** TASK GOAL **
Leave out the pictures and repeat the data exactly.

** RAW DATA **
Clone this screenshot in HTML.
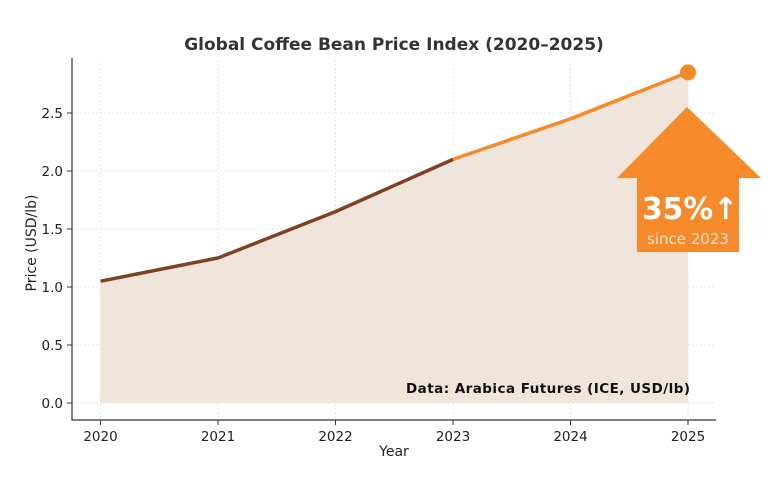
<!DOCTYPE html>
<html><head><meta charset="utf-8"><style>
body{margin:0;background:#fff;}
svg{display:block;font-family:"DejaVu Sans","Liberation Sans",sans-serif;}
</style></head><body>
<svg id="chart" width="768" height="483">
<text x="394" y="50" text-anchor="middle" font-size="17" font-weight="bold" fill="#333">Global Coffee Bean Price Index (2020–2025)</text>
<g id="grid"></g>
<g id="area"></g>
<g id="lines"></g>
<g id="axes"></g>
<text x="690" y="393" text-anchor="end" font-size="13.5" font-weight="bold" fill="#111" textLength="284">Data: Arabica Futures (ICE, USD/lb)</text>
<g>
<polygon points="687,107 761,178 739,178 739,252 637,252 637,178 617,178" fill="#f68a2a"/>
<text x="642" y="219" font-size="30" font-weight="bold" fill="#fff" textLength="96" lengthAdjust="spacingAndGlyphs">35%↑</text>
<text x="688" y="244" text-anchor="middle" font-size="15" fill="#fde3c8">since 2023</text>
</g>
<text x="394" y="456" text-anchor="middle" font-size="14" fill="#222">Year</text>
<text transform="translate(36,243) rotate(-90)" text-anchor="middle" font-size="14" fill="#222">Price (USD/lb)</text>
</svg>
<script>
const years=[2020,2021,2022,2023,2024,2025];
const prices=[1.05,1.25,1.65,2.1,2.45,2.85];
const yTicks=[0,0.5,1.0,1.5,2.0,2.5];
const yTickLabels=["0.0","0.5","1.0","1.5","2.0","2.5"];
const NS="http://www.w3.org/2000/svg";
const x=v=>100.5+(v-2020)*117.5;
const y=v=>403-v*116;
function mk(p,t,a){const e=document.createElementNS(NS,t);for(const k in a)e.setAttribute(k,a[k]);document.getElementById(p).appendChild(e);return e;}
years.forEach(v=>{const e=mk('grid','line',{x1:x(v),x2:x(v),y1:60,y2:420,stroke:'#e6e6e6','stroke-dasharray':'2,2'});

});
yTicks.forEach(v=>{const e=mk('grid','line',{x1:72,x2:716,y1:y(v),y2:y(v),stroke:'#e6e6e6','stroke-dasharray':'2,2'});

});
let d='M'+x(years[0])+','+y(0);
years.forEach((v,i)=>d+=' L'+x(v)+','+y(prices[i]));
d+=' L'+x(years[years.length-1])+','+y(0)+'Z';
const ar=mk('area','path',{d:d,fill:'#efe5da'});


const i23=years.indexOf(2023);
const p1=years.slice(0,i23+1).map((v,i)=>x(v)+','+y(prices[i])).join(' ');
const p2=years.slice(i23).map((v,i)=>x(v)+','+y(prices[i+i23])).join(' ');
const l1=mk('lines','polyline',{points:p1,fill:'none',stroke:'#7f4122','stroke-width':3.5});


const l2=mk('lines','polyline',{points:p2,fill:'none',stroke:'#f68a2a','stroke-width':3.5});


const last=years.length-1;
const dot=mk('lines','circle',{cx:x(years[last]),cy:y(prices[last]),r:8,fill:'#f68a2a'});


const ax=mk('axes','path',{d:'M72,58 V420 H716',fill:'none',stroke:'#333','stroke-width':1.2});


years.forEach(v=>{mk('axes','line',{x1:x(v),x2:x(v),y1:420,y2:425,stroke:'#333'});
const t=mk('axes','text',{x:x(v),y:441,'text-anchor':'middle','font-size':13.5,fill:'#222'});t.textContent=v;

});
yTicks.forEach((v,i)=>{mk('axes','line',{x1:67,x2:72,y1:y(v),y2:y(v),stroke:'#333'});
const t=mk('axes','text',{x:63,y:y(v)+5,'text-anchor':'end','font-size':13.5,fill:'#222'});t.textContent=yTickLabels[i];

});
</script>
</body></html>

** ANSWER FOR THIS EXERCISE **
Clone this screenshot in HTML.
<!DOCTYPE html>
<html><head><meta charset="utf-8"><style>
body{margin:0;background:#fff;}
svg{display:block;font-family:"DejaVu Sans","Liberation Sans",sans-serif;}
</style></head><body>
<svg id="chart" width="768" height="483">
<text x="394" y="50" text-anchor="middle" font-size="17" font-weight="bold" fill="#333">Global Coffee Bean Price Index (2020–2025)</text>
<g id="grid"></g>
<g id="area"></g>
<g id="lines"></g>
<g id="axes"></g>
<text x="690" y="393" text-anchor="end" font-size="13.5" font-weight="bold" fill="#111" textLength="284">Data: Arabica Futures (ICE, USD/lb)</text>
<g>
<polygon points="687,107 761,178 739,178 739,252 637,252 637,178 617,178" fill="#f68a2a"/>
<text x="642" y="219" font-size="30" font-weight="bold" fill="#fff" textLength="96" lengthAdjust="spacingAndGlyphs">35%↑</text>
<text x="688" y="244" text-anchor="middle" font-size="15" fill="#fde3c8">since 2023</text>
</g>
<text x="394" y="456" text-anchor="middle" font-size="14" fill="#222">Year</text>
<text transform="translate(36,243) rotate(-90)" text-anchor="middle" font-size="14" fill="#222">Price (USD/lb)</text>
</svg>
<script>
const years=[2020,2021,2022,2023,2024,2025];
const prices=[1.05,1.25,1.65,2.1,2.45,2.85];
const yTicks=[0,0.5,1.0,1.5,2.0,2.5];
const yTickLabels=["0.0","0.5","1.0","1.5","2.0","2.5"];
const NS="http://www.w3.org/2000/svg";
const x=v=>100.5+(v-2020)*117.5;
const y=v=>403-v*116;
function mk(p,t,a){const e=document.createElementNS(NS,t);for(const k in a)e.setAttribute(k,a[k]);document.getElementById(p).appendChild(e);return e;}
years.forEach(v=>{const e=mk('grid','line',{x1:x(v),x2:x(v),y1:60,y2:420,stroke:'#e6e6e6','stroke-dasharray':'2,2'});

});
yTicks.forEach(v=>{const e=mk('grid','line',{x1:72,x2:716,y1:y(v),y2:y(v),stroke:'#e6e6e6','stroke-dasharray':'2,2'});

});
let d='M'+x(years[0])+','+y(0);
years.forEach((v,i)=>d+=' L'+x(v)+','+y(prices[i]));
d+=' L'+x(years[years.length-1])+','+y(0)+'Z';
const ar=mk('area','path',{d:d,fill:'#efe5da'});


const i23=years.indexOf(2023);
const p1=years.slice(0,i23+1).map((v,i)=>x(v)+','+y(prices[i])).join(' ');
const p2=years.slice(i23).map((v,i)=>x(v)+','+y(prices[i+i23])).join(' ');
const l1=mk('lines','polyline',{points:p1,fill:'none',stroke:'#7f4122','stroke-width':3.5});


const l2=mk('lines','polyline',{points:p2,fill:'none',stroke:'#f68a2a','stroke-width':3.5});


const last=years.length-1;
const dot=mk('lines','circle',{cx:x(years[last]),cy:y(prices[last]),r:8,fill:'#f68a2a'});


const ax=mk('axes','path',{d:'M72,58 V420 H716',fill:'none',stroke:'#333','stroke-width':1.2});


years.forEach(v=>{mk('axes','line',{x1:x(v),x2:x(v),y1:420,y2:425,stroke:'#333'});
const t=mk('axes','text',{x:x(v),y:441,'text-anchor':'middle','font-size':13.5,fill:'#222'});t.textContent=v;

});
yTicks.forEach((v,i)=>{mk('axes','line',{x1:67,x2:72,y1:y(v),y2:y(v),stroke:'#333'});
const t=mk('axes','text',{x:63,y:y(v)+5,'text-anchor':'end','font-size':13.5,fill:'#222'});t.textContent=yTickLabels[i];

});
</script>
</body></html>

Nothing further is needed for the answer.